Del mismo modo que hay sibaritas del tenedor y tipos que matarían por la pastilla milagrosa para solucionar el trámite de comer tres veces al día, también existen dos tipos de personas a la hora de ir al baño.

Están los que cagan rapidito y sin mayores ceremonias y luego gente como yo, que ha hecho del lavabo su domicilio fiscal. Y es que en los baños se cuece la vida misma. Al fondo a la derecha, entre retretes, bidés y jaboneras horribles hemos amado, bajado a los infiernos cien veces, dormido la mona, sostenido en la palma de la mano el primer diente de leche de nuestros hijos? Es más, gracias a los baños y a la innegable confortabilidad de sus retretes para la lectura muchos hemos regateado el analfabetismo y estamos aquí escribiendo columnas. De esta pasión mía por los baños tampoco se libra el fútbol. A estas alturas puedo decir que en pocos lugares he aprendido tanto de los equipos como en sus meaderos. El viernes en Vallecas no fue una excepción.
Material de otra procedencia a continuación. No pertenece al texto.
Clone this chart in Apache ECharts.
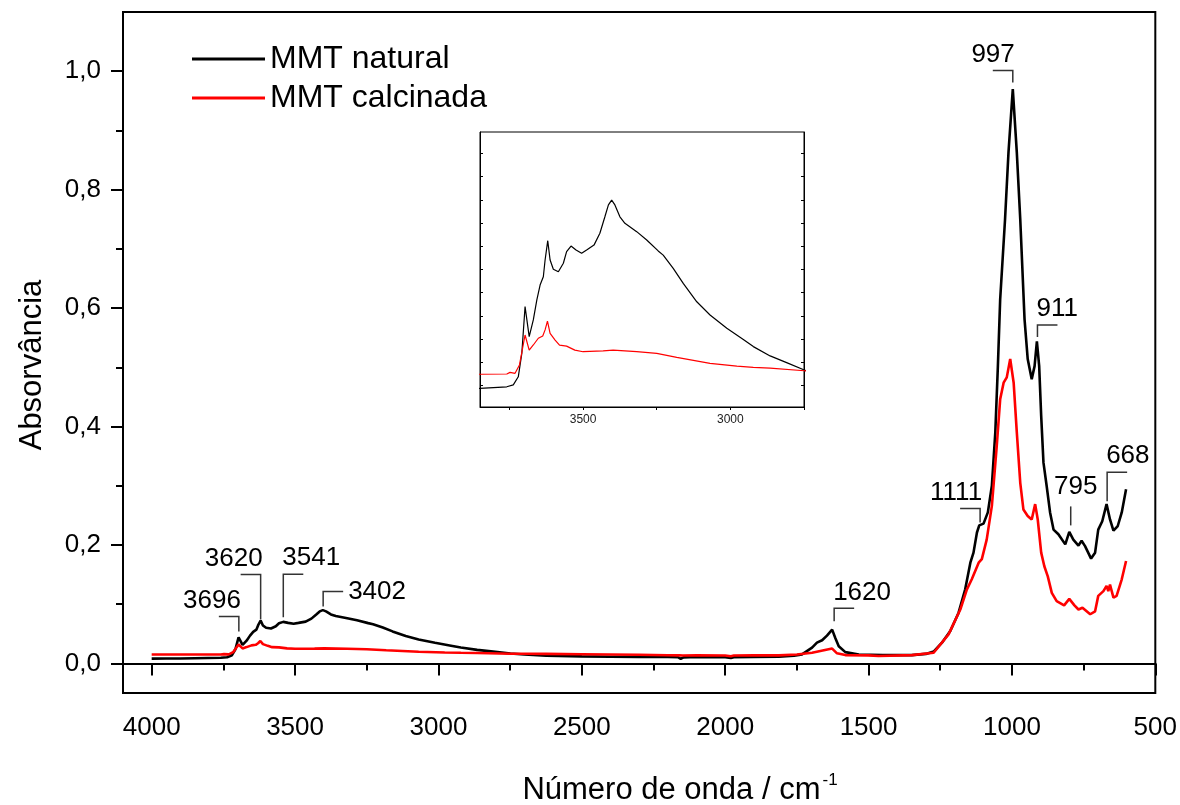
<!DOCTYPE html>
<html>
<head>
<meta charset="utf-8">
<script src="https://cdn.jsdelivr.net/npm/echarts@6/dist/echarts.min.js"></script>
<style>html,body{margin:0;padding:0;background:#fff}#c{width:1180px;height:805px}</style>
</head>
<body>
<div id="c"></div>
<script>
// ---------------- DATA ----------------
const seriesNames = ['MMT natural', 'MMT calcinada'];

const naturalWave = [4000,3950,3900,3850,3759,3737,3720,3708,3697,3683,3669,3657,3646,3635,3629,3620,3612,3601,3584,3567,3556,3541,3524,3505,3488,3463,3443,3426,3414,3403,3392,3375,3358,3318,3284,3245,3228,3194,3160,3114,3069,3012,2956,2922,2865,2809,2749,2700,2624,2500,2400,2300,2200,2165,2155,2145,2100,2000,1980,1970,1900,1813,1760,1732,1697,1680,1662,1645,1627,1616,1604,1581,1534,1450,1349,1300,1273,1244,1215,1186,1163,1145,1134,1122,1114,1099,1084,1070,1058,1049,1041,1024,1012,997,983,971,956,945,931,921,913,905,898,890,879,867,855,838,814,800,786,768,757,745,724,710,699,685,670,658,646,631,617,602];
const naturalAbs = [0.008,0.0082,0.0083,0.0088,0.0095,0.0103,0.0138,0.0239,0.0440,0.0311,0.0383,0.0469,0.0533,0.0569,0.0641,0.0724,0.0641,0.0601,0.0590,0.0627,0.0677,0.0701,0.0684,0.0670,0.0684,0.0705,0.0756,0.0827,0.0878,0.0899,0.0878,0.0827,0.0799,0.0763,0.0727,0.0680,0.0662,0.0605,0.0540,0.0461,0.0404,0.0347,0.0299,0.0268,0.0228,0.0199,0.0167,0.0150,0.0128,0.0118,0.0112,0.0110,0.0108,0.0105,0.0078,0.0102,0.0110,0.0105,0.0092,0.0104,0.0110,0.0112,0.0128,0.0152,0.0265,0.035,0.039,0.047,0.057,0.043,0.029,0.019,0.015,0.014,0.014,0.016,0.020,0.0349,0.0546,0.0856,0.125,0.170,0.187,0.221,0.233,0.236,0.255,0.300,0.390,0.502,0.615,0.750,0.863,0.970,0.863,0.750,0.581,0.514,0.480,0.502,0.544,0.502,0.418,0.339,0.300,0.255,0.226,0.218,0.201,0.222,0.209,0.199,0.207,0.198,0.177,0.187,0.226,0.240,0.269,0.243,0.224,0.232,0.255,0.294];

const calcWave = [4000,3850,3759,3748,3731,3716,3697,3683,3669,3652,3637,3629,3621,3612,3595,3580,3556,3528,3500,3432,3398,3318,3250,3182,3069,2978,2922,2865,2749,2700,2624,2500,2400,2300,2200,2160,2155,2148,2100,2000,1980,1970,1900,1813,1750,1697,1627,1610,1581,1500,1465,1349,1273,1221,1180,1157,1140,1116,1105,1088,1070,1053,1041,1029,1018,1006,994,983,971,960,945,931,919,910,898,887,875,861,844,818,800,782,768,754,727,710,699,681,670,664,658,646,635,617,602];
const calcAbs = [0.015,0.0149,0.0150,0.0157,0.0153,0.0189,0.0318,0.0253,0.0275,0.0304,0.0314,0.0340,0.0378,0.0325,0.0296,0.0274,0.0270,0.0253,0.0246,0.0250,0.0253,0.0246,0.0239,0.0222,0.0196,0.0184,0.0179,0.0175,0.0164,0.0162,0.0160,0.0155,0.0150,0.0145,0.0138,0.0136,0.0118,0.0134,0.0135,0.0133,0.0122,0.0132,0.0138,0.0135,0.0150,0.018,0.025,0.017,0.014,0.0135,0.0124,0.014,0.018,0.049,0.091,0.125,0.142,0.170,0.176,0.209,0.266,0.367,0.446,0.474,0.483,0.514,0.474,0.390,0.305,0.260,0.249,0.243,0.269,0.243,0.187,0.164,0.147,0.119,0.105,0.098,0.109,0.098,0.091,0.094,0.083,0.088,0.114,0.122,0.131,0.122,0.133,0.111,0.114,0.142,0.173];

// peak annotations
const peakLabels = ['3696','3620','3541','3402','1620','1111','997','911','795','668'];
const peakWave   = [3696, 3620, 3541, 3402, 1620, 1111, 997, 911, 795, 668];
const peakAbs    = [0.054,0.074,0.078,0.096,0.071,0.238,0.981,0.551,0.233,0.274];

// axis ticks / labels
const xMajorTicks = [500,1000,1500,2000,2500,3000,3500,4000];
const xMinorTicks = [750,1250,1750,2250,2750,3250,3750];
const yMajorTicks = [0,0.2,0.4,0.6,0.8,1.0];
const yMinorTicks = [0.1,0.3,0.5,0.7,0.9];
const insetXTicks = [3750,3500,3250,3000,2750];
const insetXLabels = [3500,3000];
const insetYTicks = [0.01,0.02,0.03,0.04,0.05,0.06,0.07,0.08,0.09,0.10,0.11];

// ---------------- LAYOUT / STYLE ----------------
const peakLayout = [
  {len:15, dir:-1}, {len:45, dir:-1}, {len:43, dir:1}, {len:15, dir:1, side:true},
  {len:13, dir:1}, {len:14, dir:-1}, {len:12, dir:-1}, {len:12, dir:1},
  {len:19, dir:0}, {len:29, dir:1}
];
const FONT = 'Liberation Sans';

const zip = (a, b) => a.map((v, i) => [v, b[i]]);
const natData = zip(naturalWave, naturalAbs);
const calData = zip(calcWave, calcAbs);
const peakData = peakWave.map((w, i) => [w, peakAbs[i], i]);

const chart = echarts.init(document.getElementById('c'), null, {renderer: 'canvas'});

const commaFmt = v => v.toFixed(1).replace('.', ',');
const plainFmt = v => String(Math.round(v));

const option = {
  animation: false,
  backgroundColor: '#fff',
  grid: [
    {left: 123, top: 12, width: 1034, height: 681, show: true, borderColor: '#000', borderWidth: 2, containLabel: false},
    {left: 480, top: 132, width: 324, height: 275, show: true, borderColor: '#000', borderWidth: 1, backgroundColor: '#fff', containLabel: false}
  ],
  legend: {
    data: seriesNames,
    orient: 'vertical',
    left: 187, top: 38,
    icon: 'rect',
    itemWidth: 73, itemHeight: 3,
    itemGap: 7,
    textStyle: {fontFamily: FONT, fontSize: 32, color: '#000'}
  },
  xAxis: [
    {gridIndex: 0, type: 'value', inverse: true, min: 500, max: 4100,
     axisLine: {show: true, lineStyle: {color: '#000', width: 2}},
     axisTick: {show: true, customValues: xMajorTicks, length: 12, lineStyle: {color: '#000', width: 2}},
     axisLabel: {show: true, customValues: xMajorTicks, formatter: plainFmt, fontFamily: FONT, fontSize: 26, color: '#000', margin: 22},
     splitLine: {show: false}},
    {gridIndex: 0, type: 'value', inverse: true, min: 500, max: 4100, position: 'bottom',
     axisLine: {show: false},
     axisTick: {show: true, customValues: xMinorTicks, length: 7, lineStyle: {color: '#000', width: 2}},
     axisLabel: {show: false}, splitLine: {show: false}},
    {gridIndex: 1, type: 'value', inverse: true, min: 2750, max: 3850, position: 'bottom',
     axisLine: {show: true, lineStyle: {color: '#000', width: 1}},
     axisTick: {show: true, customValues: insetXTicks, length: 3, lineStyle: {color: '#000', width: 1}},
     axisLabel: {show: true, customValues: insetXLabels, formatter: plainFmt, fontFamily: FONT, fontSize: 12, color: '#222', margin: 7},
     splitLine: {show: false}}
  ],
  yAxis: [
    {gridIndex: 0, type: 'value', min: -0.05, max: 1.1,
     axisLine: {show: true, lineStyle: {color: '#000', width: 2}},
     axisTick: {show: true, customValues: yMajorTicks, length: 12, lineStyle: {color: '#000', width: 2}},
     axisLabel: {show: true, customValues: yMajorTicks, formatter: commaFmt, fontFamily: FONT, fontSize: 26, color: '#000', margin: 22},
     splitLine: {show: false}},
    {gridIndex: 0, type: 'value', min: -0.05, max: 1.1, position: 'left',
     axisLine: {show: false},
     axisTick: {show: true, customValues: yMinorTicks, length: 7, lineStyle: {color: '#000', width: 2}},
     axisLabel: {show: false}, splitLine: {show: false}},
    {gridIndex: 1, type: 'value', min: 0.0008, max: 0.1192, position: 'left',
     axisLine: {show: true, lineStyle: {color: '#000', width: 1}},
     axisTick: {show: true, inside: true, customValues: insetYTicks, length: 3, lineStyle: {color: '#000', width: 1}},
     axisLabel: {show: false}, splitLine: {show: false}},
    {gridIndex: 1, type: 'value', min: 0.0008, max: 0.1192, position: 'right',
     axisLine: {show: true, lineStyle: {color: '#000', width: 1}},
     axisTick: {show: true, inside: true, customValues: insetYTicks, length: 3, lineStyle: {color: '#000', width: 1}},
     axisLabel: {show: false}, splitLine: {show: false}}
  ],
  series: [
    {name: seriesNames[0], type: 'line', xAxisIndex: 0, yAxisIndex: 0, data: natData,
     showSymbol: false, symbol: 'none', lineStyle: {color: '#000', width: 2.6}, itemStyle: {color: '#000'}, z: 3},
    {name: seriesNames[1], type: 'line', xAxisIndex: 0, yAxisIndex: 0, data: calData,
     showSymbol: false, symbol: 'none', lineStyle: {color: '#ff0000', width: 2.6}, itemStyle: {color: '#ff0000'}, z: 4},
    {name: 'inset-nat', type: 'line', xAxisIndex: 2, yAxisIndex: 2, data: natData, clip: true,
     showSymbol: false, symbol: 'none', lineStyle: {color: '#000', width: 1.2}, z: 5},
    {name: 'inset-cal', type: 'line', xAxisIndex: 2, yAxisIndex: 2, data: calData, clip: true,
     showSymbol: false, symbol: 'none', lineStyle: {color: '#ff0000', width: 1.2}, z: 6},
    {name: 'peaks', type: 'custom', xAxisIndex: 0, yAxisIndex: 0, data: peakData, clip: false, z: 10,
     encode: {x: 0, y: 1},
     renderItem: function (params, api) {
       const i = api.value(2);
       const p = api.coord([api.value(0), api.value(1)]);
       const L = peakLayout[i];
       const topY = p[1] - L.len;
       const hx = p[0] + L.dir * 20;
       const pts = L.dir === 0 ? [[p[0], p[1]], [p[0], topY]] : [[p[0], p[1]], [p[0], topY], [hx, topY]];
       let tx, ty, align, va = 'middle';
       if (L.side) { tx = hx + 5; ty = topY; align = 'left'; }
       else if (L.dir < 0) { tx = p[0] + 2; ty = topY - 16; align = 'right'; }
       else if (L.dir > 0) { tx = p[0] - 1; ty = topY - 16; align = 'left'; }
       else { tx = p[0] + 5; ty = topY - 20; align = 'center'; }
       return {
         type: 'group',
         children: [
           {type: 'polyline', shape: {points: pts}, style: {stroke: '#333', lineWidth: 1.5, fill: null}},
           {type: 'text', x: tx, y: ty, style: {text: peakLabels[i], fontFamily: FONT, fontSize: 26, fill: '#000', align: align, verticalAlign: va}}
         ]
       };
     }}
  ],
  graphic: [
    {type: 'text', x: 32, y: 365, rotation: Math.PI / 2,
     style: {text: 'Absorvância', fontFamily: FONT, fontSize: 31, fill: '#000', align: 'center', verticalAlign: 'middle'}},
    {type: 'text', x: 680, y: 790,
     style: {text: '{a|Número de onda / cm}{s|-1}', align: 'center', verticalAlign: 'middle',
       rich: {a: {fontFamily: FONT, fontSize: 31, fill: '#000', lineHeight: 36},
              s: {fontFamily: FONT, fontSize: 17, fill: '#000', verticalAlign: 'top', lineHeight: 18, padding: [0, 0, 0, 2]}}}}
  ]
};
chart.setOption(option);
</script>
</body>
</html>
Lo confieso, tengo la fea manía de ir al baño en mitad del partido. La mayoría de las veces voy sin gana y aunque me cueste perderme algún gol de mi equipo. Suelo ser tajante con la tontería y tan solo la incumplo en los encuentros muy señalados, pero como el Real Oviedo no acostumbra a jugar finales he podido cumplir con la extravagancia sin mayores apuros a lo largo de los años. Por maniático acabé por comprender que los excusados del estadio son el espejo del alma de los equipos a los que dan servicio. Los estupendos aseos del Bernabéu nos dicen algo de su dueño como lo hizo el meadero de aluminio en el campo del Queens Park Rangers en el que experimenté, codo con codo y entre el vaho de invierno, lo que siempre había leído sobre la atmósfera del fútbol inglés. Lo mismo pasa con los del antiguo Teresa Rivero.

Humildes, forrados de pegatinas bravuconas que han ido dejando los ultras visitantes, heladores por su cercanía al vomitorio que da directamente a la calle, pero al fin cumplidores. Además, hay otro tema fundamental: yo voy a los baños a escuchar el fútbol.

Huir del jaleo en la grada y sumergirse por unos minutos en el vientre del estadio es una experiencia curiosa. Como leer los créditos del disco mientras lo escuchas, algo siempre aprendes. Privado de esa emoción primaria que da el esfuerzo físico en directo y desde cierta distancia hay que afilar los sentidos para entender lo que sucede. Sin embargo soy capaz de hilar con el sonido de los míos un relato del partido tan fidedigno que impresiona. En Vallecas bajé a mear justo después de que el Rayo marcase el 1-0 y mientras regresaba a la grada me paré durante un buen rato a escuchar a la afición sin ser parte de ella. Parado sobre un escalón de cemento sobre el que se podía leer 'Tebas, vete ya' , no necesité asomar al césped para saber lo que ocurría. Para notar la ilusión y la ambición que envuelve al Oviedo en este preciso momento de la temporada. Con el partido perdido en casa de un rival directo, como tantas otras veces, las tripas del estadio vallecano devolvían rebotados los gritos de una afición que ve a su equipo capaz de cualquier cosa. No hace falta ser un lince para ver que algo ha cambiado. Sonreí y regresé a mi asiento.